Group fights Tacoma toll bridge

OLYMPIA — Even as work proceeds on the second Tacoma Narrows bridge, opponents of the tolls that will pay for the project continued their battle before the state Supreme Court.

Attorney Shawn Newman, who represents Citizens Against Tolls, told the justices Thursday that the project violates competitive bidding laws.

The bridge is the last surviving element of a plan to build massive public works projects through public-private partnerships that were largely exempt from the bidding laws.

But Newman argued that exemption went away when the Legislature altered the project to pay for it with public money instead of letting a private company raise the money and collect the tolls.

"The whole paradigm has changed here," Newman said. "Then it was private money, now it’s public money.
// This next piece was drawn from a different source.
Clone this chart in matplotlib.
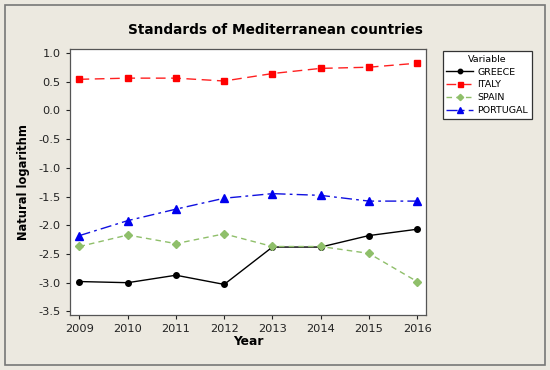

We’re talking about a $600 million-plus contract, and there are no rules."

The state argued that the current agreement with the partnership known as Tacoma Narrows Constructors to design and build the bridge is simply an adjustment to the original agreement with United Infrastructure Washington, a somewhat different partnership.

"This is the same proposal," said Assistant Attorney General Deborah Cade. "United Infrastructure’s contract was not terminated, it was amended."

The lawsuit — which failed in the lower courts — could be the last gasp against the bridge by an angry group of Kitsap Peninsula residents. The plan would send traffic westbound on one bridge and eastbound on the other, forcing commuters to pay a toll for the round trip.

Work crews have been crawling over the Tacoma Narrows for most of the summer.

"They’re pouring concrete," said Justice Charles Johnson, who lives across the bridge in Gig Harbor. "If we agree with you, what happens?"

The court’s ruling could be months away. The case is State ex rel. Citizens Against Tolls, No. 73745-2.